# Older hamster losing weight



## derryderrydown (Jan 9, 2009)

My female Syrian hamster, Zaphod, has just turned three and I'm starting to struggle to keep weight on her. She gets about an eggcup full of of Pets At Home Premium Muesli every day, along with a bit of veggie a couple of times a week. I've tried upping the amount of food but she simply doesn't eat it and ends up with even bigger stashes than normal! She's still very physically active and perky - she's just getting a bit bonier than I'd like.

Anybody have any advice on how to keep the weight on?


----------



## jilly40 (Oct 22, 2008)

hi there n welcome to pet forums its been a long time since ive had a hampster but wanted to reply as its ur 1st post.have you tried any treats at all? 3 is not a bad age 4 a hampster well done you.if not u could try the vets? but might stress the little one out to much.let us know how you get on xx


----------



## owieprone (Nov 6, 2008)

i've not any experience with hamsters but assume they're the same as everything else that gets old. they will lose muscle condition and hence weight and be bony, it's what oldies do i'm afraid.
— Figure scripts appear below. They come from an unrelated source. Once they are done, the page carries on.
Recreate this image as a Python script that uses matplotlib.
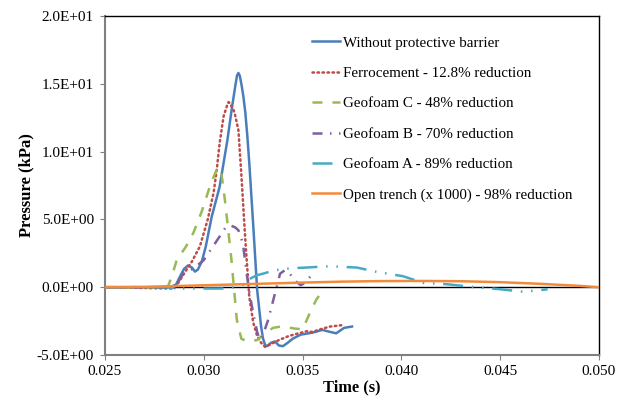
import matplotlib
matplotlib.use("Agg")
import matplotlib.pyplot as plt
from matplotlib.ticker import FuncFormatter, MultipleLocator

plt.rcParams['font.family'] = ['Liberation Serif', 'DejaVu Serif']

# Time (s) and pressure (kPa)
t_none = [0.025, 0.0283, 0.0286, 0.0288, 0.0290, 0.0292, 0.0294, 0.02955, 0.0297, 0.0299, 0.0301,
          0.0304, 0.0308, 0.0312, 0.0314, 0.0316, 0.03168, 0.03175, 0.03182, 0.0319, 0.0320, 0.0321,
          0.0322, 0.0323, 0.0325, 0.0327, 0.0329, 0.0330, 0.0331, 0.0332, 0.0334, 0.0336, 0.0338, 0.0340,
          0.0342, 0.0345, 0.0349, 0.0355, 0.0360, 0.0364, 0.0367, 0.0369, 0.0371, 0.0375]
p_none = [0, 0, 0.2, 0.8, 1.35, 1.6, 1.45, 1.15, 1.3, 1.9, 3.0,
          5.2, 7.4, 10.9, 13.0, 14.9, 15.6, 15.8, 15.6, 15.0, 14.1, 12.9,
          11.2, 9.2, 4.6, -0.2, -2.9, -3.8, -4.25, -4.35, -4.1, -4.0, -4.3, -4.35,
          -4.15, -3.8, -3.5, -3.35, -3.15, -3.3, -3.4, -3.2, -3.0, -2.9]

t_ferro = [0.025, 0.0284, 0.0287, 0.0290, 0.0294, 0.0298, 0.0302, 0.0305, 0.03065, 0.0308, 0.0310,
           0.0312, 0.03125, 0.0313, 0.0315, 0.0316, 0.03175, 0.0319, 0.0321, 0.0323, 0.0325, 0.0327,
           0.0329, 0.0331, 0.0334, 0.0338, 0.0343, 0.0348, 0.0352, 0.0355, 0.0359, 0.0364, 0.0370]
p_ferro = [0, -0.1, 0.3, 1.0, 1.9, 3.0, 5.0, 7.0, 8.6, 10.6, 12.6,
           13.5, 13.65, 13.6, 13.1, 12.6, 11.6, 8.3, 3.5, -0.7, -2.6, -3.6,
           -4.1, -4.4, -4.2, -3.9, -3.6, -3.4, -3.25, -3.3, -3.1, -2.9, -2.8]

t_geoC = [0.025, 0.0280, 0.0282, 0.0284, 0.02863, 0.0291, 0.02947, 0.0299, 0.0303, 0.0306, 0.03073,
          0.0309, 0.03107, 0.0312, 0.0314, 0.03167, 0.0319, 0.0322, 0.0327, 0.0331, 0.0335, 0.0339,
          0.0342, 0.0346, 0.0350, 0.03546, 0.0357, 0.0360]
p_geoC = [0, 0, 0.1, 0.9, 2.0, 3.0, 4.0, 5.6, 7.4, 8.5, 8.85,
          8.3, 6.4, 4.7, 2.0, -2.4, -3.8, -4.0, -3.9, -3.4, -3.0, -2.9,
          -2.95, -3.05, -3.1, -1.6, -0.9, -0.3]

t_geoB = [0.025, 0.0283, 0.02846, 0.02896, 0.0295, 0.0300, 0.03023, 0.0306, 0.0309, 0.0311, 0.03133,
          0.0316, 0.03175, 0.0319, 0.0320, 0.03217, 0.0323, 0.0325, 0.0327, 0.03284, 0.0330, 0.03326,
          0.0336, 0.03386, 0.0341, 0.0343, 0.0346, 0.0349, 0.0351, 0.0354]
p_geoB = [0, 0, -0.2, 1.0, 1.4, 2.0, 2.5, 3.3, 3.96, 4.4, 4.57,
          4.4, 4.2, 3.6, 3.0, 1.0, -0.3, -1.94, -3.3, -3.9, -3.5, -2.4,
          -0.47, 1.0, 1.25, 1.1, 0.5, 0.15, 0.3, 0.8]

t_geoA = [0.025, 0.0280, 0.0290, 0.0300, 0.0310, 0.0316, 0.0320, 0.03217, 0.03268, 0.0330, 0.0336,
          0.0344, 0.0352, 0.0358, 0.0364, 0.0370, 0.03774, 0.03875, 0.0395, 0.04008, 0.04111, 0.0423,
          0.0436, 0.0450, 0.0461, 0.0468, 0.0474]
p_geoA = [0, 0, -0.1, -0.1, -0.1, 0, 0.2, 0.5, 0.88, 1.0, 1.25,
          1.4, 1.45, 1.5, 1.55, 1.5, 1.45, 1.13, 0.95, 0.81, 0.32, 0.22,
          0.02, -0.15, -0.32, -0.25, -0.15]

t_trench = [0.025, 0.027, 0.029, 0.031, 0.033, 0.035, 0.037, 0.039, 0.041, 0.043, 0.045, 0.047, 0.049, 0.050]
p_trench = [0, 0.02, 0.1, 0.18, 0.26, 0.34, 0.41, 0.45, 0.46, 0.44, 0.37, 0.25, 0.1, 0]

labels = ["Without protective barrier", "Ferrocement - 12.8% reduction", "Geofoam C - 48% reduction",
          "Geofoam B - 70% reduction", "Geofoam A - 89% reduction", "Open trench (x 1000) - 98% reduction"]

fig = plt.figure(figsize=(6.27, 3.96), dpi=100)
ax = fig.add_axes([105 / 627, 41 / 396, 494 / 627, 339 / 396])

lw = 1.8
ax.axhline(0, color='black', lw=1.0, zorder=1)
ax.plot(t_none, p_none, color='#4A7EBB', lw=lw, label=labels[0], zorder=3)
ax.plot(t_ferro, p_ferro, color='#BE4B48', lw=lw, ls=(0, (0.6, 1.4)), dash_capstyle='round', label=labels[1], zorder=3)
ax.plot(t_geoC, p_geoC, color='#98B954', lw=lw, ls=(0, (4, 4)), label=labels[2], zorder=3)
ax.plot(t_geoB, p_geoB, color='#7D5FA0', lw=lw, ls=(0, (4, 3, 0.6, 3)), label=labels[3], zorder=3)
ax.plot(t_geoA, p_geoA, color='#46AAC5', lw=lw, ls=(0, (8, 3.5, 0.6, 3.5, 0.6, 3.5)), label=labels[4], zorder=3)
ax.plot(t_trench, p_trench, color='#F28A3C', lw=lw, label=labels[5], zorder=3)

ax.set_xlim(0.025, 0.050)
ax.set_ylim(-5, 20)
ax.xaxis.set_major_locator(MultipleLocator(0.005))
ax.yaxis.set_major_locator(MultipleLocator(5))
ax.xaxis.set_major_formatter(FuncFormatter(lambda v, pos: f"{v:.3f}"))
ax.yaxis.set_major_formatter(FuncFormatter(lambda v, pos: f"{v:.1E}"))
ax.tick_params(labelsize=11, direction='out', length=3.6, color='#808080')
ax.tick_params(axis='y', pad=4.5)

for side in ['left', 'bottom']:
    ax.spines[side].set_color('#808080')
    ax.spines[side].set_linewidth(1.5)
for side in ['top', 'right']:
    ax.spines[side].set_color('black')
    ax.spines[side].set_linewidth(1.0)

ax.set_xlabel("Time (s)", fontsize=11.8, fontweight='bold', labelpad=1)
ax.set_ylabel("Pressure (kPa)", fontsize=12, fontweight='bold', labelpad=1.5)

ax.legend(loc='upper left', bbox_to_anchor=(312 / 627, 1 - 36 / 396), bbox_transform=fig.transFigure,
          frameon=False, fontsize=10.8, handlelength=1.87, handletextpad=0.2, labelspacing=1.13,
          borderpad=0, borderaxespad=0)

fig.savefig("out.png", dpi=100)
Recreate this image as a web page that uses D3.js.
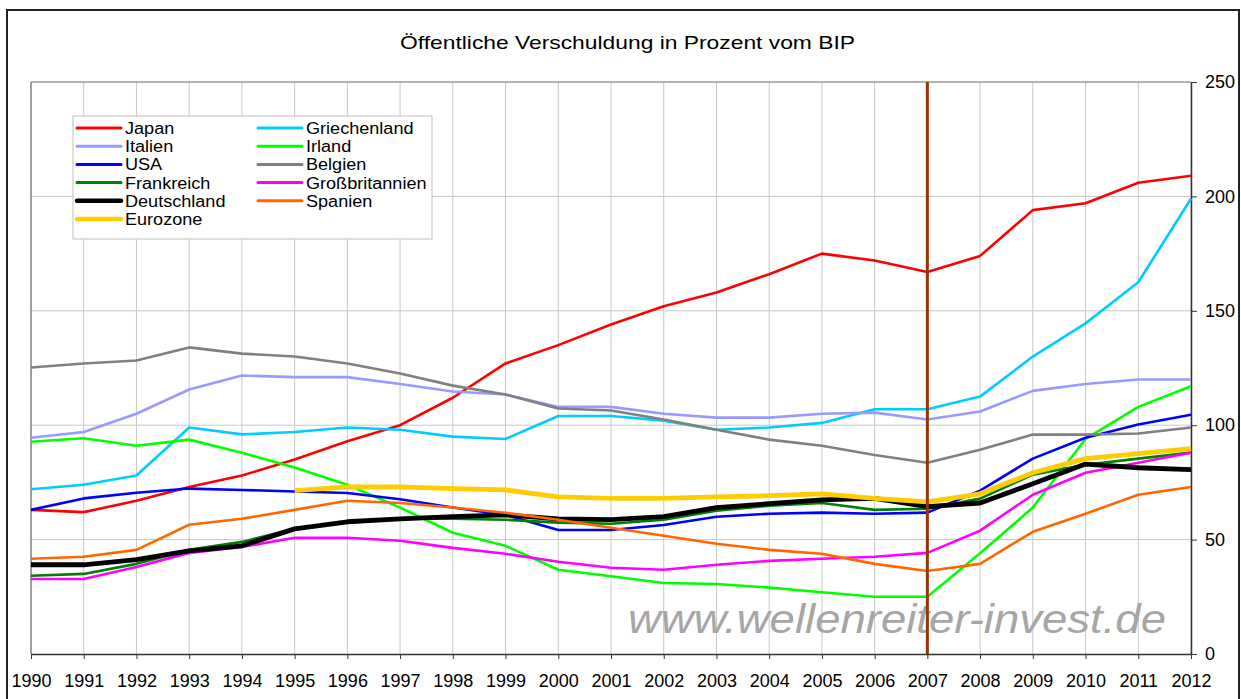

You can get a high calorie paste from the vets or possibly pets at home that you can feed her to up her calorie intake. Or you can try fatty foods to put a bit of bulk on her like yoghurts and the like. 

Other than that it's a natural progression for the poor wee blighter, just make sure it's got plenty of paper or whatever to keep it warm.

Our 'lab rat' ohka is the same, her sis (alpha rat, nez) is still a bulky beast, no fights for her title yet. 
As my gran says, old age doesn't come itself.


----------



## u-look-like-a-hamster (Aug 17, 2008)

It sounds like like she is on her way out  

3 is a great age for a syrian hamster ! 

Try feeding her smal amounts of baby's porridge(warm but not to hot) 

Or you could just take her to the vets
xxxx 

good luck 
x


----------